◆ **Work to be completed**
Copy the data that follows, character for character, minus the pictures.

◆ **Supplied information**
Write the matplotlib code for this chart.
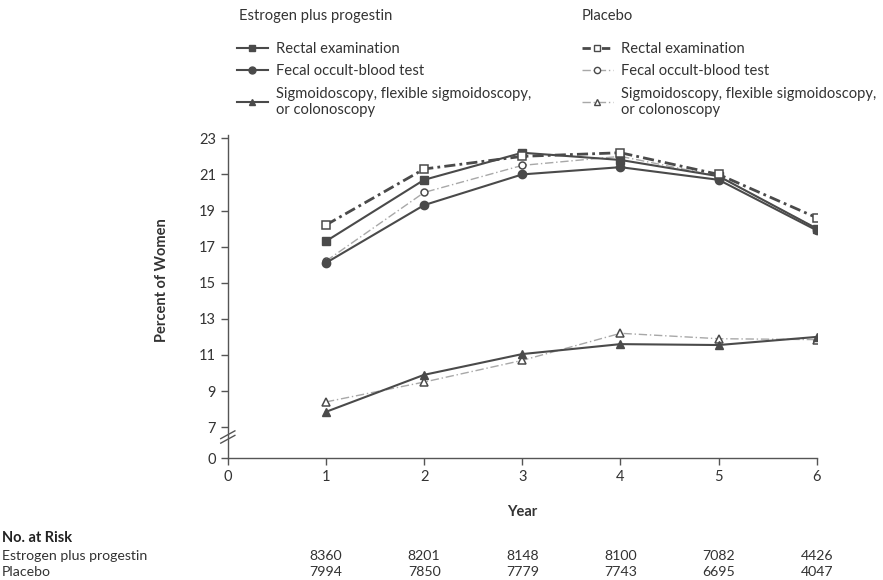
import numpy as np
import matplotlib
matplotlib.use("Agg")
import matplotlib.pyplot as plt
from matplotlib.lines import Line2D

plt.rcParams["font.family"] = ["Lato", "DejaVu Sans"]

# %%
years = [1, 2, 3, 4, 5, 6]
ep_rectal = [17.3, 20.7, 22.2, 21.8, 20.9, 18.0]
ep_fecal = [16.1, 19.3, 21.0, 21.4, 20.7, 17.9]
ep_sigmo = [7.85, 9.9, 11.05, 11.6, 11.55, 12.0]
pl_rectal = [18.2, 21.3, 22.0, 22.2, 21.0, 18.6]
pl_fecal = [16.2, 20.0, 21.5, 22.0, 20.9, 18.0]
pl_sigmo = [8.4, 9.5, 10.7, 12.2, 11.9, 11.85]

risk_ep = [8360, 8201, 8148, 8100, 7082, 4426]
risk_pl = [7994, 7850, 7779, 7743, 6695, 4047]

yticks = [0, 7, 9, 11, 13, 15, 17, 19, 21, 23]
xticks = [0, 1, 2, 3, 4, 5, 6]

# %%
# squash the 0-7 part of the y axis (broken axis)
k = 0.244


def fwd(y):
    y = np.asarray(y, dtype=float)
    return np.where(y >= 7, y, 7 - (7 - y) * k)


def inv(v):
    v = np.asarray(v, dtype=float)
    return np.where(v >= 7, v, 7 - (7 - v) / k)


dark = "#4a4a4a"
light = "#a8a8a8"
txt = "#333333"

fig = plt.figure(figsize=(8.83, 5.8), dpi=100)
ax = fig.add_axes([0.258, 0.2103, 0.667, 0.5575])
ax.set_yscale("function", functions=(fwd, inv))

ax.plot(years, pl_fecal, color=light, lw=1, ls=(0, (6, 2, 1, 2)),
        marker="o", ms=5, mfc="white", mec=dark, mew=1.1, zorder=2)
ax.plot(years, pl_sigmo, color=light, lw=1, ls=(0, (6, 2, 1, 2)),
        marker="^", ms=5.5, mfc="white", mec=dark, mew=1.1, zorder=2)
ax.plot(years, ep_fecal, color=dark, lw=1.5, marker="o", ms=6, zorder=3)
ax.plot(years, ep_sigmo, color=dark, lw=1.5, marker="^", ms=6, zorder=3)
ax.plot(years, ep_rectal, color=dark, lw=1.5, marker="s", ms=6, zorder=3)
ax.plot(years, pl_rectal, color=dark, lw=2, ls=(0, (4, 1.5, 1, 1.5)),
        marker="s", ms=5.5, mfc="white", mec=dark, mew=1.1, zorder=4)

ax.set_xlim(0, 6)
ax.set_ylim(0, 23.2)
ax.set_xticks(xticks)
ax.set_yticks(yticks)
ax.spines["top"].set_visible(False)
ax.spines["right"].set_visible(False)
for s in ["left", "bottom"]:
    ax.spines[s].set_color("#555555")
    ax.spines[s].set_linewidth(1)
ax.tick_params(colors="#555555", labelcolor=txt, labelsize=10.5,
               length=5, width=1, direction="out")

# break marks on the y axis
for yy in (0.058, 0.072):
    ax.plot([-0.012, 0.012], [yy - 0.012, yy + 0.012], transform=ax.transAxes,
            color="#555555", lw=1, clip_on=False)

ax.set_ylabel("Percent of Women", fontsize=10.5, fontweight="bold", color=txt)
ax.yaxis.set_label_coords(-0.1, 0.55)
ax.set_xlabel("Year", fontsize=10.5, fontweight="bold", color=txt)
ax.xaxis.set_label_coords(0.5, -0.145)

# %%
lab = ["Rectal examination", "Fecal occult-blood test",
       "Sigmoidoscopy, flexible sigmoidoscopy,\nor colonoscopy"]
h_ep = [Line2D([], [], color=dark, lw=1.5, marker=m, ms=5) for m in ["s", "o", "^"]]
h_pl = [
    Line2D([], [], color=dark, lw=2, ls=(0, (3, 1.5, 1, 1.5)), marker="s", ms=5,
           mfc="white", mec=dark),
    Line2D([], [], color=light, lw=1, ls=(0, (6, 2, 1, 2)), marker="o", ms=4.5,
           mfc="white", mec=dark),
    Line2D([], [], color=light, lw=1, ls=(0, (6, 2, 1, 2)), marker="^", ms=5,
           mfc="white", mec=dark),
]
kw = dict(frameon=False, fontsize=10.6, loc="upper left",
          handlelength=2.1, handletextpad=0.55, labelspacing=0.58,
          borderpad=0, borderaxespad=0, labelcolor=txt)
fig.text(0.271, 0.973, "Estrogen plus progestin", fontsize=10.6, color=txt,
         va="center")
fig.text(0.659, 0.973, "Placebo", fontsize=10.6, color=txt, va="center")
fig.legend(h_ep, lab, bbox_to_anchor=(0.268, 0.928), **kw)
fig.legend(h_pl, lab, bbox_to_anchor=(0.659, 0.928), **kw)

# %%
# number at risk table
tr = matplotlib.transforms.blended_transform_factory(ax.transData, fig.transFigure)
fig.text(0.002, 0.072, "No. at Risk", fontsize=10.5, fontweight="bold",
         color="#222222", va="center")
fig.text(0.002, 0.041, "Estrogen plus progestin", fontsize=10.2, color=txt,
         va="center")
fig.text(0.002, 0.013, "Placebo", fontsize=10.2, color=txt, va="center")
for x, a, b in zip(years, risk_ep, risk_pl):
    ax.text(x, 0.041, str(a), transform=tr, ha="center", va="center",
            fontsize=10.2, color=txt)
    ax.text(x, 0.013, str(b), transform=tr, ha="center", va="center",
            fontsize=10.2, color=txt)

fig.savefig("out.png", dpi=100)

◆ **Result of the exercise**
Write the matplotlib code for this chart.
import numpy as np
import matplotlib
matplotlib.use("Agg")
import matplotlib.pyplot as plt
from matplotlib.lines import Line2D

plt.rcParams["font.family"] = ["Lato", "DejaVu Sans"]

# %%
years = [1, 2, 3, 4, 5, 6]
ep_rectal = [17.3, 20.7, 22.2, 21.8, 20.9, 18.0]
ep_fecal = [16.1, 19.3, 21.0, 21.4, 20.7, 17.9]
ep_sigmo = [7.85, 9.9, 11.05, 11.6, 11.55, 12.0]
pl_rectal = [18.2, 21.3, 22.0, 22.2, 21.0, 18.6]
pl_fecal = [16.2, 20.0, 21.5, 22.0, 20.9, 18.0]
pl_sigmo = [8.4, 9.5, 10.7, 12.2, 11.9, 11.85]

risk_ep = [8360, 8201, 8148, 8100, 7082, 4426]
risk_pl = [7994, 7850, 7779, 7743, 6695, 4047]

yticks = [0, 7, 9, 11, 13, 15, 17, 19, 21, 23]
xticks = [0, 1, 2, 3, 4, 5, 6]

# %%
# squash the 0-7 part of the y axis (broken axis)
k = 0.244


def fwd(y):
    y = np.asarray(y, dtype=float)
    return np.where(y >= 7, y, 7 - (7 - y) * k)


def inv(v):
    v = np.asarray(v, dtype=float)
    return np.where(v >= 7, v, 7 - (7 - v) / k)


dark = "#4a4a4a"
light = "#a8a8a8"
txt = "#333333"

fig = plt.figure(figsize=(8.83, 5.8), dpi=100)
ax = fig.add_axes([0.258, 0.2103, 0.667, 0.5575])
ax.set_yscale("function", functions=(fwd, inv))

ax.plot(years, pl_fecal, color=light, lw=1, ls=(0, (6, 2, 1, 2)),
        marker="o", ms=5, mfc="white", mec=dark, mew=1.1, zorder=2)
ax.plot(years, pl_sigmo, color=light, lw=1, ls=(0, (6, 2, 1, 2)),
        marker="^", ms=5.5, mfc="white", mec=dark, mew=1.1, zorder=2)
ax.plot(years, ep_fecal, color=dark, lw=1.5, marker="o", ms=6, zorder=3)
ax.plot(years, ep_sigmo, color=dark, lw=1.5, marker="^", ms=6, zorder=3)
ax.plot(years, ep_rectal, color=dark, lw=1.5, marker="s", ms=6, zorder=3)
ax.plot(years, pl_rectal, color=dark, lw=2, ls=(0, (4, 1.5, 1, 1.5)),
        marker="s", ms=5.5, mfc="white", mec=dark, mew=1.1, zorder=4)

ax.set_xlim(0, 6)
ax.set_ylim(0, 23.2)
ax.set_xticks(xticks)
ax.set_yticks(yticks)
ax.spines["top"].set_visible(False)
ax.spines["right"].set_visible(False)
for s in ["left", "bottom"]:
    ax.spines[s].set_color("#555555")
    ax.spines[s].set_linewidth(1)
ax.tick_params(colors="#555555", labelcolor=txt, labelsize=10.5,
               length=5, width=1, direction="out")

# break marks on the y axis
for yy in (0.058, 0.072):
    ax.plot([-0.012, 0.012], [yy - 0.012, yy + 0.012], transform=ax.transAxes,
            color="#555555", lw=1, clip_on=False)

ax.set_ylabel("Percent of Women", fontsize=10.5, fontweight="bold", color=txt)
ax.yaxis.set_label_coords(-0.1, 0.55)
ax.set_xlabel("Year", fontsize=10.5, fontweight="bold", color=txt)
ax.xaxis.set_label_coords(0.5, -0.145)

# %%
lab = ["Rectal examination", "Fecal occult-blood test",
       "Sigmoidoscopy, flexible sigmoidoscopy,\nor colonoscopy"]
h_ep = [Line2D([], [], color=dark, lw=1.5, marker=m, ms=5) for m in ["s", "o", "^"]]
h_pl = [
    Line2D([], [], color=dark, lw=2, ls=(0, (3, 1.5, 1, 1.5)), marker="s", ms=5,
           mfc="white", mec=dark),
    Line2D([], [], color=light, lw=1, ls=(0, (6, 2, 1, 2)), marker="o", ms=4.5,
           mfc="white", mec=dark),
    Line2D([], [], color=light, lw=1, ls=(0, (6, 2, 1, 2)), marker="^", ms=5,
           mfc="white", mec=dark),
]
kw = dict(frameon=False, fontsize=10.6, loc="upper left",
          handlelength=2.1, handletextpad=0.55, labelspacing=0.58,
          borderpad=0, borderaxespad=0, labelcolor=txt)
fig.text(0.271, 0.973, "Estrogen plus progestin", fontsize=10.6, color=txt,
         va="center")
fig.text(0.659, 0.973, "Placebo", fontsize=10.6, color=txt, va="center")
fig.legend(h_ep, lab, bbox_to_anchor=(0.268, 0.928), **kw)
fig.legend(h_pl, lab, bbox_to_anchor=(0.659, 0.928), **kw)

# %%
# number at risk table
tr = matplotlib.transforms.blended_transform_factory(ax.transData, fig.transFigure)
fig.text(0.002, 0.072, "No. at Risk", fontsize=10.5, fontweight="bold",
         color="#222222", va="center")
fig.text(0.002, 0.041, "Estrogen plus progestin", fontsize=10.2, color=txt,
         va="center")
fig.text(0.002, 0.013, "Placebo", fontsize=10.2, color=txt, va="center")
for x, a, b in zip(years, risk_ep, risk_pl):
    ax.text(x, 0.041, str(a), transform=tr, ha="center", va="center",
            fontsize=10.2, color=txt)
    ax.text(x, 0.013, str(b), transform=tr, ha="center", va="center",
            fontsize=10.2, color=txt)

fig.savefig("out.png", dpi=100)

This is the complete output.